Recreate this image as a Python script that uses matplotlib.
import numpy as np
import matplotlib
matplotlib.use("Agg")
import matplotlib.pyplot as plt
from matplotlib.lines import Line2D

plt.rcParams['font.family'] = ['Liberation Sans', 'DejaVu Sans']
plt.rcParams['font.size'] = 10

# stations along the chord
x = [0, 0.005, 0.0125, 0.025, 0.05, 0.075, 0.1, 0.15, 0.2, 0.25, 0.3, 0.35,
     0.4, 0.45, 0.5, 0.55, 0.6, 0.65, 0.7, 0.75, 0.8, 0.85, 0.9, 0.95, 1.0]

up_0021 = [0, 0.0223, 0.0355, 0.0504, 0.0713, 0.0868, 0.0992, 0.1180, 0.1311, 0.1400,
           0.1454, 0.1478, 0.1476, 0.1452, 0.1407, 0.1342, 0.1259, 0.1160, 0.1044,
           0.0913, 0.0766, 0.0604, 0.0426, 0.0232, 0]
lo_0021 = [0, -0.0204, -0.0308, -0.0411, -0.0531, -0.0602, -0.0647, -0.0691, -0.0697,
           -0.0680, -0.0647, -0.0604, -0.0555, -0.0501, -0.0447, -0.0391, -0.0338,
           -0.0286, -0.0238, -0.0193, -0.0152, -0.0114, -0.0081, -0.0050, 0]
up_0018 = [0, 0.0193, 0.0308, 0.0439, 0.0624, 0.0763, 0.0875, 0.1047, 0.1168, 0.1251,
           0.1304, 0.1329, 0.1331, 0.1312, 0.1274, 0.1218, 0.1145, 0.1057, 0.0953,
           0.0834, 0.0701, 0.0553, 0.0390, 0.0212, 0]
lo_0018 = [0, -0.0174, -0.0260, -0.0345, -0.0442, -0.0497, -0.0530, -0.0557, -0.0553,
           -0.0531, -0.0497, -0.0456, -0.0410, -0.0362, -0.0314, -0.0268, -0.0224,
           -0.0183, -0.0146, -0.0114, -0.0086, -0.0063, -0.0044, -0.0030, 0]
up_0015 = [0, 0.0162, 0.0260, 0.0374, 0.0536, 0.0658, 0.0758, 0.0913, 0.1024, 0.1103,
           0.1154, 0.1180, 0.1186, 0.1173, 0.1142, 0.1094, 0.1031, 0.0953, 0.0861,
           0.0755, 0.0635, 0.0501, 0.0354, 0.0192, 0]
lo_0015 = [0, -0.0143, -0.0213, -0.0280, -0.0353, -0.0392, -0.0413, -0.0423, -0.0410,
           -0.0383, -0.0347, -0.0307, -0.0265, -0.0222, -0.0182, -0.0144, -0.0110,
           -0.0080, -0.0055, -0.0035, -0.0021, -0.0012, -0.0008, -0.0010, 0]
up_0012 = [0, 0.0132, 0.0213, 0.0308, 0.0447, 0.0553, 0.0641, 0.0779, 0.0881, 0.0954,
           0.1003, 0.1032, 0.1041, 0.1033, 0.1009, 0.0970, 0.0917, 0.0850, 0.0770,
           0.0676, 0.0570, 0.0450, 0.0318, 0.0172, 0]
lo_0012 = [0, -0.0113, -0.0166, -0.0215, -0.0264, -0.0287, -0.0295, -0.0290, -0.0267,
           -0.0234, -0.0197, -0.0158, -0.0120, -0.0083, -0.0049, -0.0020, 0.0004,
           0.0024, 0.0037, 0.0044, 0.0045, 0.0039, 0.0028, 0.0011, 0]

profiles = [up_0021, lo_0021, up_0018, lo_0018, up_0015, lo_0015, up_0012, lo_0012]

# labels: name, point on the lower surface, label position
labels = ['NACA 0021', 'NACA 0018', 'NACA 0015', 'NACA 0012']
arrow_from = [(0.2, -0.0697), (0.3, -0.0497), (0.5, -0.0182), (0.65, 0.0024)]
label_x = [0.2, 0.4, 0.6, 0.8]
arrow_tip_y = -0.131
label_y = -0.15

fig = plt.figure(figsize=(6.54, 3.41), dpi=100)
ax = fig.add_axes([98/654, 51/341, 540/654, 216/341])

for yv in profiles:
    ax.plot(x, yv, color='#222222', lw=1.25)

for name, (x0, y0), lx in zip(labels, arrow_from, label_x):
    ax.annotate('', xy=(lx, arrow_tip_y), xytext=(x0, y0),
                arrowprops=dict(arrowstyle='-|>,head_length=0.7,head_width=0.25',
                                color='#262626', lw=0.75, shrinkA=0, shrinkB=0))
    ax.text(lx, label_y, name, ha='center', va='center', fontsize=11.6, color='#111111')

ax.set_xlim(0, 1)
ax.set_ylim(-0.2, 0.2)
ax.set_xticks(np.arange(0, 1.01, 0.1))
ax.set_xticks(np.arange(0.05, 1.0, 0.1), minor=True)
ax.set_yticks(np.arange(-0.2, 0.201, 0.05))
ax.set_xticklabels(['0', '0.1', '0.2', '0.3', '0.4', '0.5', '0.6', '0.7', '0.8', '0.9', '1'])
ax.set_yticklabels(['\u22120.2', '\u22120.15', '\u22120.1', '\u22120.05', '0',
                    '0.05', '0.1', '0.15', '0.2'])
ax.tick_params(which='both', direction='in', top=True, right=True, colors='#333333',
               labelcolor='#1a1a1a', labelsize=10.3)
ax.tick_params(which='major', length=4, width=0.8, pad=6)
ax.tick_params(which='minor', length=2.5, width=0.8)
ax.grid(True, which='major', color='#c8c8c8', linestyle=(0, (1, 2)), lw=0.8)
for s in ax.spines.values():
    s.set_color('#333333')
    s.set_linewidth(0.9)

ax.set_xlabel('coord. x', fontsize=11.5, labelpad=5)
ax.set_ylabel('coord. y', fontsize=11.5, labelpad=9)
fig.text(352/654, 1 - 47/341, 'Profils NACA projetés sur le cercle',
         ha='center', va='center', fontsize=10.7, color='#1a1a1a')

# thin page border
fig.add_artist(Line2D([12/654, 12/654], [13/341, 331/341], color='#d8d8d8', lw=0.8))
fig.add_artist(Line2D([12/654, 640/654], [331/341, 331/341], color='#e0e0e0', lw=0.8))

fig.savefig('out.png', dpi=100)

What the exercise asks: Print the listing above in full, exactly as it is.

Complete answer:
Recreate this image as a Python script that uses matplotlib.
import numpy as np
import matplotlib
matplotlib.use("Agg")
import matplotlib.pyplot as plt
from matplotlib.lines import Line2D

plt.rcParams['font.family'] = ['Liberation Sans', 'DejaVu Sans']
plt.rcParams['font.size'] = 10

# stations along the chord
x = [0, 0.005, 0.0125, 0.025, 0.05, 0.075, 0.1, 0.15, 0.2, 0.25, 0.3, 0.35,
     0.4, 0.45, 0.5, 0.55, 0.6, 0.65, 0.7, 0.75, 0.8, 0.85, 0.9, 0.95, 1.0]

up_0021 = [0, 0.0223, 0.0355, 0.0504, 0.0713, 0.0868, 0.0992, 0.1180, 0.1311, 0.1400,
           0.1454, 0.1478, 0.1476, 0.1452, 0.1407, 0.1342, 0.1259, 0.1160, 0.1044,
           0.0913, 0.0766, 0.0604, 0.0426, 0.0232, 0]
lo_0021 = [0, -0.0204, -0.0308, -0.0411, -0.0531, -0.0602, -0.0647, -0.0691, -0.0697,
           -0.0680, -0.0647, -0.0604, -0.0555, -0.0501, -0.0447, -0.0391, -0.0338,
           -0.0286, -0.0238, -0.0193, -0.0152, -0.0114, -0.0081, -0.0050, 0]
up_0018 = [0, 0.0193, 0.0308, 0.0439, 0.0624, 0.0763, 0.0875, 0.1047, 0.1168, 0.1251,
           0.1304, 0.1329, 0.1331, 0.1312, 0.1274, 0.1218, 0.1145, 0.1057, 0.0953,
           0.0834, 0.0701, 0.0553, 0.0390, 0.0212, 0]
lo_0018 = [0, -0.0174, -0.0260, -0.0345, -0.0442, -0.0497, -0.0530, -0.0557, -0.0553,
           -0.0531, -0.0497, -0.0456, -0.0410, -0.0362, -0.0314, -0.0268, -0.0224,
           -0.0183, -0.0146, -0.0114, -0.0086, -0.0063, -0.0044, -0.0030, 0]
up_0015 = [0, 0.0162, 0.0260, 0.0374, 0.0536, 0.0658, 0.0758, 0.0913, 0.1024, 0.1103,
           0.1154, 0.1180, 0.1186, 0.1173, 0.1142, 0.1094, 0.1031, 0.0953, 0.0861,
           0.0755, 0.0635, 0.0501, 0.0354, 0.0192, 0]
lo_0015 = [0, -0.0143, -0.0213, -0.0280, -0.0353, -0.0392, -0.0413, -0.0423, -0.0410,
           -0.0383, -0.0347, -0.0307, -0.0265, -0.0222, -0.0182, -0.0144, -0.0110,
           -0.0080, -0.0055, -0.0035, -0.0021, -0.0012, -0.0008, -0.0010, 0]
up_0012 = [0, 0.0132, 0.0213, 0.0308, 0.0447, 0.0553, 0.0641, 0.0779, 0.0881, 0.0954,
           0.1003, 0.1032, 0.1041, 0.1033, 0.1009, 0.0970, 0.0917, 0.0850, 0.0770,
           0.0676, 0.0570, 0.0450, 0.0318, 0.0172, 0]
lo_0012 = [0, -0.0113, -0.0166, -0.0215, -0.0264, -0.0287, -0.0295, -0.0290, -0.0267,
           -0.0234, -0.0197, -0.0158, -0.0120, -0.0083, -0.0049, -0.0020, 0.0004,
           0.0024, 0.0037, 0.0044, 0.0045, 0.0039, 0.0028, 0.0011, 0]

profiles = [up_0021, lo_0021, up_0018, lo_0018, up_0015, lo_0015, up_0012, lo_0012]

# labels: name, point on the lower surface, label position
labels = ['NACA 0021', 'NACA 0018', 'NACA 0015', 'NACA 0012']
arrow_from = [(0.2, -0.0697), (0.3, -0.0497), (0.5, -0.0182), (0.65, 0.0024)]
label_x = [0.2, 0.4, 0.6, 0.8]
arrow_tip_y = -0.131
label_y = -0.15

fig = plt.figure(figsize=(6.54, 3.41), dpi=100)
ax = fig.add_axes([98/654, 51/341, 540/654, 216/341])

for yv in profiles:
    ax.plot(x, yv, color='#222222', lw=1.25)

for name, (x0, y0), lx in zip(labels, arrow_from, label_x):
    ax.annotate('', xy=(lx, arrow_tip_y), xytext=(x0, y0),
                arrowprops=dict(arrowstyle='-|>,head_length=0.7,head_width=0.25',
                                color='#262626', lw=0.75, shrinkA=0, shrinkB=0))
    ax.text(lx, label_y, name, ha='center', va='center', fontsize=11.6, color='#111111')

ax.set_xlim(0, 1)
ax.set_ylim(-0.2, 0.2)
ax.set_xticks(np.arange(0, 1.01, 0.1))
ax.set_xticks(np.arange(0.05, 1.0, 0.1), minor=True)
ax.set_yticks(np.arange(-0.2, 0.201, 0.05))
ax.set_xticklabels(['0', '0.1', '0.2', '0.3', '0.4', '0.5', '0.6', '0.7', '0.8', '0.9', '1'])
ax.set_yticklabels(['\u22120.2', '\u22120.15', '\u22120.1', '\u22120.05', '0',
                    '0.05', '0.1', '0.15', '0.2'])
ax.tick_params(which='both', direction='in', top=True, right=True, colors='#333333',
               labelcolor='#1a1a1a', labelsize=10.3)
ax.tick_params(which='major', length=4, width=0.8, pad=6)
ax.tick_params(which='minor', length=2.5, width=0.8)
ax.grid(True, which='major', color='#c8c8c8', linestyle=(0, (1, 2)), lw=0.8)
for s in ax.spines.values():
    s.set_color('#333333')
    s.set_linewidth(0.9)

ax.set_xlabel('coord. x', fontsize=11.5, labelpad=5)
ax.set_ylabel('coord. y', fontsize=11.5, labelpad=9)
fig.text(352/654, 1 - 47/341, 'Profils NACA projetés sur le cercle',
         ha='center', va='center', fontsize=10.7, color='#1a1a1a')

# thin page border
fig.add_artist(Line2D([12/654, 12/654], [13/341, 331/341], color='#d8d8d8', lw=0.8))
fig.add_artist(Line2D([12/654, 640/654], [331/341, 331/341], color='#e0e0e0', lw=0.8))

fig.savefig('out.png', dpi=100)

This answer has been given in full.